Prince William 'moved' by Australian flood stories

An 11-year-old whose brother sacrificed himself to make sure he was saved from raging floods today said his brother would have been proud of him as he met Prince William.

Blake Rice shook hands with the prince as he toured flood-ravaged areas of Queensland, Australia.



His 13-year-old brother Jordan told rescuers to "save my brother first" as the flash flood overtook Toowoomba in January.



Blake was saved, but Jordan and his mother were swept away and died.



Today Blake and his father John Tyson were just one of several families William met as part of his wider tour of disaster-stricken areas in New Zealand and Australia.



An aide said the prince was "incredibly moved" by the stories he heard on visits to the towns of Grantham and Toowoomba, which were affected by floods in late December and early January.



Floods hit an area greater than France and Germany combined, damaging or destroying some tens of thousands of homes and businesses and killing 35 people.



After meeting William in Toowoomba today, Blake said: "It was a real honour meeting the prince and I think my brother would have been proud of me.



"Dad told me to ensure that I gave him a firm handshake so I shook his hand and he told me that I needed to be strong."



His father said after spending several minutes talking to William, he could tell his words were sincere.



"The prince said that not a night went by where we were not in his thoughts", he said.



"You could see in his eyes when he shed a tear that our story re-opened his own pain and sense of loss at losing someone tragically that you so dearly love.



"You could tell that Prince William also felt our pain and that in itself was comforting."



Mr Tyson said the meeting had given him a new purpose but his personal pain and anguish will never go away.



"I have been in a rut ever since that afternoon in January but it certainly has given me a new purpose; it has definitely lifted my spirits and those of Blake," he said.
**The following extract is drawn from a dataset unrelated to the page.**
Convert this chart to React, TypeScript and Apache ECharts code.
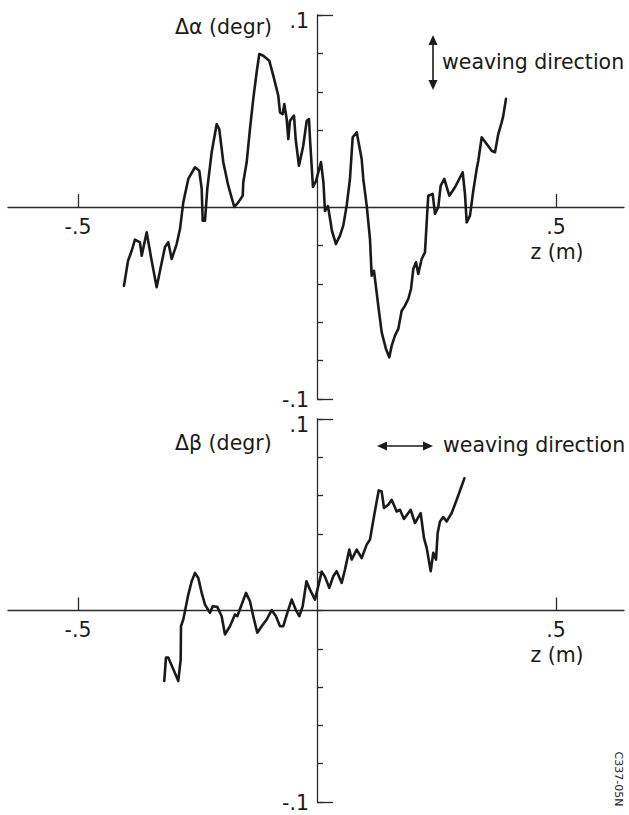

"I do not think that I will ever have closure, not a day goes by that I do not miss my wife and son."



In heavy rain in Grantham - a contrast to blistering heat in the north of the state yesterday - the prince met Danny McGuire, whose wife Llync-Chiann and two children died in the flood.



Neighbour Ian Pinkerton, 42, watched helplessly as the family struggled to get out of their truck as flood waters approached.



He said: "Danny and one of his sons got out of the window, and he helped him climb a tree.



"Llync and the other two kids could not get out. They looked straight at us. We could see the fear in their faces.



"Then the wall of water turned them over and took them away. It just engulfed them.



"I felt helpless. Normally if you see someone in the creek you can throw them a rope. But there was nothing you could do. You just had to watch. It was shocking."



Despite the sombre occasion, the prince brought a lift in Toowoomba, where crowds filled its showground for a country music event organised as a pick-me-up for the troubled town.



It was there that William met the Rice family, then later accepted an Akubra hat.



At a reception in Brisbane, also hammered by the floods, William passed his condolences to those affected and also those suffering in Japan.



He praised his helicopter pilot counterparts, along with other emergency services who helped rescue people.



He said: "This morning I heard from the Premier of the remarkable efforts of the helicopter crews, whose efforts saved so many from the waters.



"What she told me - with great pride in their achievements - about the job they did was simply outstanding.



"As a search and rescue pilot myself, I am full of admiration for their courage and skill."



He also insisted Queensland was "open for business", adding: "Queenslanders are renowned for their grit, for their resilience and courage. You only need ask the Canberra Rangers that!



"It is sure testimony to this irrepressible spirit that everywhere I have been the mood has been one of optimism, with Queenslanders very much 'open for business'."